コラム「風」平成18年5月

意思の具体化

秋田県美郷町長 松 田 知 己 

   晴天、雨天の変化が忙しい春ですが、自然の営みは着実に前進しています。雑然とした我が家の庭にも草木の緑が広がり、現在進行形で心癒(いや)す空間が拡大中です。春しか持ち得ない変化、楽しみたいものです。

  さて、こちらは残念な変化です。マイナス440。16年11月末から18年4月までの町の減少人数です。月平均で28人となります。国立社会保障・人口問題研究所が発表した推計では、秋田県が過疎化・高齢化のトップとのことで、美郷だけの問題ではありませんが、こうした流れには何とか歯止めをかけたい、そんな気持ちになります。

  町としてはそうした気持ちを含め、町の将来人口を推計人口より上に設定しています。「推計どおりには減少させないぞ」という意志表示です。そのために福祉や教育、産業、生活環境など各般にわたり施策を展開し、次世代にも住み良い美郷づくりに取り組んでいるところです。

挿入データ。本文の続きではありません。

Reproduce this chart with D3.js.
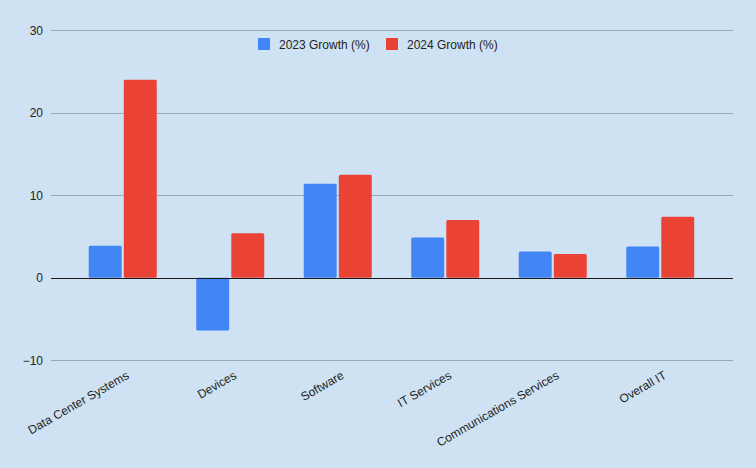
<!DOCTYPE html>
<html><head><meta charset="utf-8">
<script src="https://cdn.jsdelivr.net/npm/d3@7"></script>
<style>
html,body{margin:0;padding:0;background:#cfe2f3;}
svg{display:block;font-family:"Liberation Sans",Arial,sans-serif;}
</style></head>
<body>
<svg id="chart" width="756" height="468"></svg>
<script>
const categories = ["Data Center Systems","Devices","Software","IT Services","Communications Services","Overall IT"];
const seriesNames = ["2023 Growth (%)","2024 Growth (%)"];
const growth2023 = [3.9,-6.4,11.4,4.9,3.2,3.8];
const growth2024 = [24.0,5.4,12.5,7.0,2.9,7.4];
const yTicks = [-10,0,10,20,30];
const colors = ["#4285f4","#ea4335"];

const svg = d3.select("#chart");
svg.append("rect").attr("width",756).attr("height",468).attr("fill","#cfe2f3");

const y = d3.scaleLinear().domain([-10,30]).range([360.3,30.3]);
const x0 = d3.scaleBand().domain(categories).range([69,714]).padding(0);
const groupW = 68;
const x1 = d3.scaleBand().domain(seriesNames).range([0,groupW]).paddingInner(0.06);

// gridlines
svg.append("g").selectAll("line").data(yTicks.filter(d=>d!==0)).join("line")
  .attr("x1",51).attr("x2",733)
  .attr("y1",d=>Math.round(y(d))+0.5).attr("y2",d=>Math.round(y(d))+0.5)
  .attr("stroke","#9aa9ba").attr("stroke-width",1);

// y axis labels
const yAxis = d3.axisLeft(y).tickValues(yTicks).tickSize(0).tickPadding(0).tickFormat(d3.format("d"));
const ya = svg.append("g").attr("transform","translate(43,0)").call(yAxis);
ya.select(".domain").remove();
ya.selectAll("text").attr("font-size",12).attr("fill","#222").attr("font-family","Liberation Sans, Arial, sans-serif");

// bars
const data = categories.map((c,i)=>({cat:c, vals:[growth2023[i],growth2024[i]]}));
const groups = svg.append("g").selectAll("g").data(data).join("g")
  .attr("transform",d=>`translate(${x0(d.cat)+(x0.bandwidth()-groupW)/2},0)`);
groups.selectAll("rect").data(d=>d.vals.map((v,j)=>({v,j}))).join("rect")
  .attr("x",d=>x1(seriesNames[d.j]))
  .attr("width",x1.bandwidth())
  .attr("y",d=>Math.min(y(d.v),y(0)))
  .attr("height",d=>Math.abs(y(d.v)-y(0)))
  .attr("rx",1.5)
  .attr("fill",d=>colors[d.j]);

// zero line
svg.append("line").attr("x1",51).attr("x2",733)
  .attr("y1",Math.round(y(0))+0.5).attr("y2",Math.round(y(0))+0.5)
  .attr("stroke","#1a1a1a").attr("stroke-width",1.2);

// x axis labels
const xAxis = d3.axisBottom(x0).tickSize(0).tickPadding(0);
const xa = svg.append("g").call(xAxis);
xa.select(".domain").remove();
xa.selectAll(".tick").attr("transform",d=>`translate(${x0(d)+x0.bandwidth()/2+5},374)`);
xa.selectAll("text").attr("font-size",12).attr("fill","#222")
  .attr("font-family","Liberation Sans, Arial, sans-serif")
  .attr("text-anchor","end").attr("dy","0.35em").attr("y",0)
  .attr("transform","rotate(-30)");

// legend
const legendX = [258,386];
const lg = svg.append("g").selectAll("g").data(seriesNames).join("g")
  .attr("transform",(d,i)=>`translate(${legendX[i]},38)`);
lg.append("rect").attr("width",12).attr("height",12).attr("fill",(d,i)=>colors[i]);
lg.append("text").attr("x",21).attr("y",10.5).attr("font-size",12).attr("fill","#222").text(d=>d);
</script>
</body></html>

  一方、人口減少に歯止めを掛けるには、町外からの定住も大切です。その促進には美郷の実態がしっかりしていることが前提ですが、まずは生活に関連する様々な情報を提供するとともに、土地や住宅など現実に住むための情報も発信していくことが必要ではないかと思います。

  そのため、町のホームページでの各種情報提供に加え、今年度から新たに空き家や空き地などの住居・土地情報を提供する取り組みを展開していくことにしました。もちろん空き店舗等も対象です。本号でその事業紹介をしておりますので、みなさんには事業趣旨にご理解いただき、情報提供等にご協力をお願いいたします。成果の程はなかなか推計できませんが、まずは具体的に動かないことには何も始まりません。

  今年と来年は、自転車とバドミントンの一流選手が全国から来町します。こうした情報に触れて、もし美郷への定住に繋がったら・・・。いつも厳しい現実に対峙(たいじ)しながら仕事をしていますが、こんな夢を見ながらの仕事も大切です。何と言っても乙女座生まれですので・・・。